Re: [PATCH] mm: test page->flags directly in page_lru()

From: Yu Zhao
Date: Wed Feb 24 2021 - 17:35:51 EST


On Wed, Feb 24, 2021 at 09:56:39PM +0000, Matthew Wilcox wrote:
> On Wed, Feb 24, 2021 at 05:15:58AM -0800, Andrew Morton wrote:
> > Here's what the preprocessor produces for an allmodconfig version of
> > PageActive():
> >
> > static inline __attribute__((__gnu_inline__)) __attribute__((__unused__)) __attribute__((no_instrument_function)) __attribute__((__always_inline__)) int PageActive(struct page *page)
> > {
> > return test_bit(PG_active, &({ do { if (__builtin_expect(!!(PagePoisoned(compound_head(page))), 0)) { dump_page(compound_head(page), "VM_BUG_ON_PAGE(" "PagePoisoned(compound_head(page))"")"); do { ({ asm volatile("%c0: nop\n\t" ".pushsection .discard.instr_begin\n\t" ".long %c0b - .\n\t" ".popsection\n\t" : : "i" (373)); }); do { asm volatile("1:\t" ".byte 0x0f, 0x0b" "\n" ".pushsection __bug_table,\"aw\"\n" "2:\t" ".long " "1b" " - 2b" "\t# bug_entry::bug_addr\n" "\t" ".long " "%c0" " - 2b" "\t# bug_entry::file\n" "\t.word %c1" "\t# bug_entry::line\n" "\t.word %c2" "\t# bug_entry::flags\n" "\t.org 2b+%c3\n" ".popsection" : : "i" ("./include/linux/page-flags.h"), "i" (338), "i" (0), "i" (sizeof(struct bug_entry))); } while (0); do { ({ asm volatile("%c0:\n\t" ".pushsection .discard.unreachable\n\t" ".long %c0b - .\n\t" ".popsection\n\t" : : "i" (374)); }); asm volatile(""); __builtin_unreachable(); } while (0); } while (0); } } while (0); compound_head(page); })->flags);
> >
> > }
> >
> > That's all to test a single bit!
> >
> > Four calls to compound_head().
>
> If only somebody were working on a patch series to get rid of
> all those calls to compound_head()! Some reviews on
> https://lore.kernel.org/linux-mm/20210128070404.1922318-2-willy@xxxxxxxxxxxxx/
> would be nice.

I'm on board with the idea and have done some research in this
direction. We've found that the ideal *anon* page size for Chrome OS
is not 4KB or 2MB, but 32KB. I hope we could leverage the folio to
support flexible anon page size to reduce the number of page faults
(vs 4KB) or internal fragmentation (vs 2MB).

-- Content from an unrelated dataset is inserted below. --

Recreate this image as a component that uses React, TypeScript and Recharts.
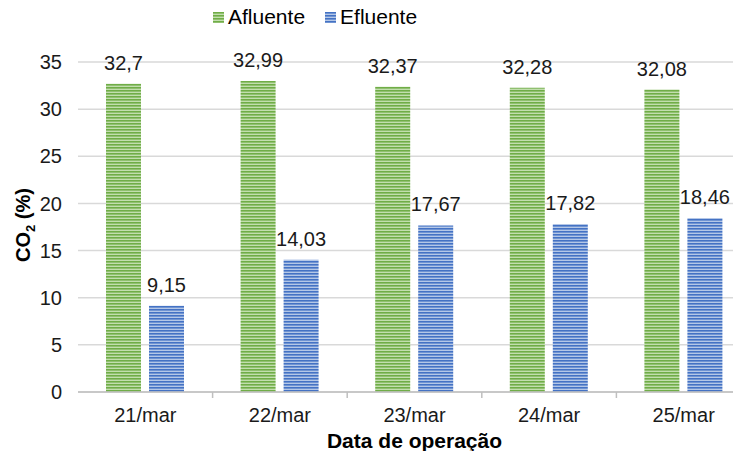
import React from 'react';
import {
  BarChart,
  Bar,
  XAxis,
  YAxis,
  CartesianGrid,
  LabelList,
} from 'recharts';

const CATEGORIES = ['21/mar', '22/mar', '23/mar', '24/mar', '25/mar'];
const AFLUENTE = [32.7, 32.99, 32.37, 32.28, 32.08];
const EFLUENTE = [9.15, 14.03, 17.67, 17.82, 18.46];
const Y_TICKS = [0, 5, 10, 15, 20, 25, 30, 35];

const data = CATEGORIES.map((name, i) => ({
  name,
  afluente: AFLUENTE[i],
  efluente: EFLUENTE[i],
}));

const FONT = '"Liberation Sans", Arial, sans-serif';
const GREEN = '#70AD47';
const GREEN_LIGHT = '#C2DEAE';
const BLUE = '#4472C4';
const BLUE_LIGHT = '#B4C7E7';
const TEXT = '#1a1a1a';

const fmt = (v: number) => String(v).replace('.', ',');

// category tick: label in the middle, small mark on the left boundary
const CategoryTick = (props: any) => {
  const { x, y, payload, index } = props;
  const band = props.width / CATEGORIES.length;
  return (
    <g>
      {index > 0 && (
        <line x1={x - band / 2} x2={x - band / 2} y1={y - 8} y2={y - 2} stroke="#BFBFBF" strokeWidth={1.5} />
      )}
      <text x={x} y={y + 22} textAnchor="middle" fontSize={20} fill={TEXT} fontFamily={FONT}>
        {payload.value}
      </text>
    </g>
  );
};

const YTitle = () => (
  <text
    transform="translate(30, 225) rotate(-90)"
    textAnchor="middle"
    fontSize={20}
    fontWeight="bold"
    fill="#000"
    fontFamily={FONT}
  >
    CO
    <tspan fontSize={13} dy={5}>2</tspan>
    <tspan dy={-5}> (%)</tspan>
  </text>
);

const LegendItem = ({ color, light, label }: { color: string; light: string; label: string }) => (
  <div style={{ display: 'flex', alignItems: 'center' }}>
    <svg width={11} height={11} style={{ marginRight: 4 }}>
      <rect width={11} height={11} fill={light} />
      {[0, 3, 6, 9].map((yy) => (
        <rect key={yy} y={yy} width={11} height={1.6} fill={color} />
      ))}
    </svg>
    <span>{label}</span>
  </div>
);

export default function App() {
  return (
    <div style={{ margin: -8, width: 741, height: 459, overflow: 'hidden', background: '#fff', position: 'relative' }}>
      <div
        style={{
          position: 'absolute',
          top: 5,
          left: 213,
          display: 'flex',
          gap: 20,
          fontFamily: FONT,
          fontSize: 21,
          color: '#000',
          zIndex: 1,
        }}
      >
        <LegendItem color={GREEN} light={GREEN_LIGHT} label="Afluente" />
        <LegendItem color={BLUE} light={BLUE_LIGHT} label="Efluente" />
      </div>
      <BarChart
        width={751}
        height={459}
        data={data}
        margin={{ top: 62, right: 0, bottom: 2, left: 0 }}
        barSize={35}
        barGap={8}
      >
        <defs>
          <pattern id="greenStripes" patternUnits="userSpaceOnUse" width={6} height={3}>
            <rect width={6} height={3} fill={GREEN_LIGHT} />
            <rect width={6} height={1.6} fill={GREEN} />
          </pattern>
          <pattern id="blueStripes" patternUnits="userSpaceOnUse" width={6} height={3}>
            <rect width={6} height={3} fill={BLUE_LIGHT} />
            <rect width={6} height={1.6} fill={BLUE} />
          </pattern>
        </defs>
        <CartesianGrid vertical={false} stroke="#D9D9D9" strokeWidth={1.5} />
        <XAxis
          dataKey="name"
          height={65}
          tickLine={false}
          axisLine={{ stroke: '#BFBFBF', strokeWidth: 1.5 }}
          tick={<CategoryTick />}
          interval={0}
          label={{
            value: 'Data de operação',
            position: 'insideBottom',
            offset: 9,
            style: { fontSize: 21, fontWeight: 'bold', fill: '#000', fontFamily: FONT },
          }}
        />
        <YAxis
          width={78}
          domain={[0, 35]}
          ticks={Y_TICKS}
          interval={0}
          axisLine={false}
          tickLine={false}
          tickSize={0}
          tickMargin={16}
          tick={{ fontSize: 20, fill: TEXT, fontFamily: FONT }}
          label={<YTitle />}
        />
        <Bar dataKey="afluente" name="Afluente" fill="url(#greenStripes)" isAnimationActive={false}>
          <LabelList
            dataKey="afluente"
            position="top"
            offset={14}
            formatter={(v: any) => fmt(v)}
            style={{ fontSize: 20, fill: TEXT, fontFamily: FONT }}
          />
        </Bar>
        <Bar dataKey="efluente" name="Efluente" fill="url(#blueStripes)" isAnimationActive={false}>
          <LabelList
            dataKey="efluente"
            position="top"
            offset={14}
            formatter={(v: any) => fmt(v)}
            style={{ fontSize: 20, fill: TEXT, fontFamily: FONT }}
          />
        </Bar>
      </BarChart>
    </div>
  );
}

That being said, it seems to me this is a long term plan and right
now we need something smaller. So if you don't mind, I'll just go
ahead and remove compound_head() from Page{LRU,Active,Unevictable,
SwapBacked} first?

> So, I haven't done page_lru() yet in my folio tree. What I would do is:
>
> diff --git a/include/linux/mm_inline.h b/include/linux/mm_inline.h
> index 355ea1ee32bd..3895cfe6502b 100644
> --- a/include/linux/mm_inline.h
> +++ b/include/linux/mm_inline.h
> @@ -63,22 +63,27 @@ static __always_inline void __clear_page_lru_flags(struct page *page)
> * Returns the LRU list a page should be on, as an index
> * into the array of LRU lists.
> */
> -static __always_inline enum lru_list page_lru(struct page *page)
> +static __always_inline enum lru_list folio_lru(struct folio *folio)
> {
> enum lru_list lru;
>
> - VM_BUG_ON_PAGE(PageActive(page) && PageUnevictable(page), page);
> + VM_BUG_ON_PAGE(FolioActive(folio) && FolioUnevictable(folio), folio);
>
> - if (PageUnevictable(page))
> + if (FolioUnevictable(folio))
> return LRU_UNEVICTABLE;
>
> - lru = page_is_file_lru(page) ? LRU_INACTIVE_FILE : LRU_INACTIVE_ANON;
> - if (PageActive(page))
> + lru = page_is_file_lru(&folio->page) ? LRU_INACTIVE_FILE : LRU_INACTIVE_ANON;
> + if (FolioActive(folio))
> lru += LRU_ACTIVE;
>
> return lru;
> }
>
> +static __always_inline enum lru_list page_lru(struct page *page)
> +{
> + return folio_lru(page_folio(page));
> +}
> +
> static __always_inline void add_page_to_lru_list(struct page *page,
> struct lruvec *lruvec)
> {
>
> That would cause compound_head() to be called once instead of four times
> (assuming VM_BUG_ON is enabled). It can be reduced down to zero times
> when the callers are converted from being page-based to being folio-based.
>
> There is a further problem with PageFoo() being a READ_ONCE()
> of page->flags, so the compiler can't CSE it. I have ideas in that
> direction too; essentially ...
>
> unsigned long page_flags = PageFlags(page);
>
> if (PageFlagUnevictable(flags))
> ...
> if (PageFlagsActive(flags))
> ...
>
> and we can generate the PageFlagsFoo macros with the same machinery in
> page-flags.h that generates PageFoo and FolioFoo. This strikes me as
> less critical than the folio work to remove all the unnecessary calls
> to compound_head().
>
> > movq %rbx, %rbp # page, _14
> > # ./include/linux/page-flags.h:184: unsigned long head = READ_ONCE(page->compound_head);
> > call __sanitizer_cov_trace_pc #
>
> It's a bit unfair to complain about code generation with a
> sanitizer-enabled build ...
>